Wolpaw: Players don't care about Portal's Chell
According to Valve's Erik Wolpaw, most players are quite oblivious to Portal's protagonist, Chell - but would be devastated if she didn't return to continue her relationship with GLaDOS.
"In the beginning, when we were first designing it, and even for the first couple of iterations, the idea was Chell had her story, she got out, let's just let her be," the Portal 2 writer told Eurogamer.
"She's out in the wild doing her thing, let's just have a different test subject. Who cares?
"But because of that, when GLaDOS woke up, she didn't recognise the player. That's when we first realised, people didn't care about Chell. They weren't like, where's Chell?"
Wolpaw said players weren't fazed by playing a different character during the first thirty minutes of the game.
"What bothered them was when GLaDOS woke up and didn't recognise them as the person who done these things to her.
"... Technically, we could have had some other character who had done something. But it's the continuation of the player's experience.
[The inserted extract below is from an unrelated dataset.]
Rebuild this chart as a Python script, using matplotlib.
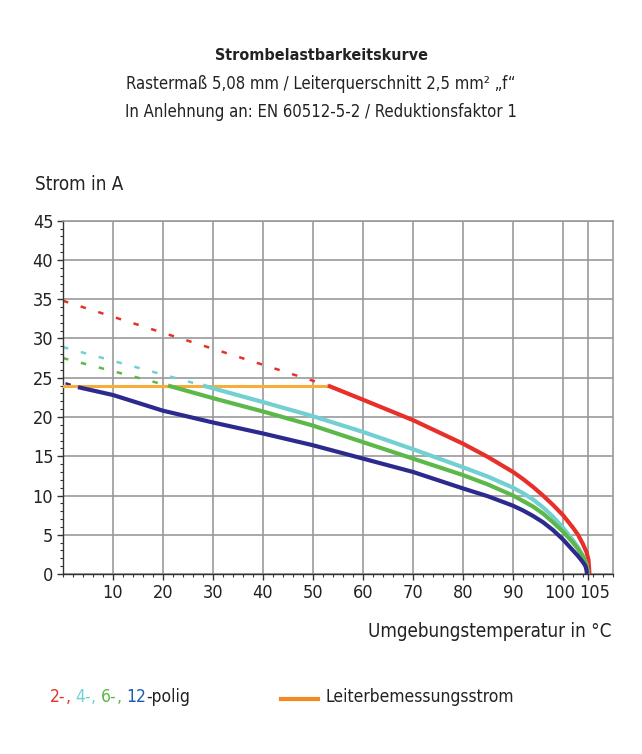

Agreeing with fellow Valve staffer Chet Faliszek that Chell is a female version of silent protagonist Gordon Freeman, Wolpaw then commented that unlike Freeman's ambiguous conversational participation, Chell is most definitely silent - perhaps by choice.
"In Half-Life we hand wave over whether Gordon is actually silent or whether he's participating in these conversations in a way ... [But in Portal] we do some things with the silence that are hopefully interesting.
"I always had this feeling of Chell is a character who's just p**sed off the entire time and having to do this, and just not giving them the pleasure of saying anything. She probably can talk."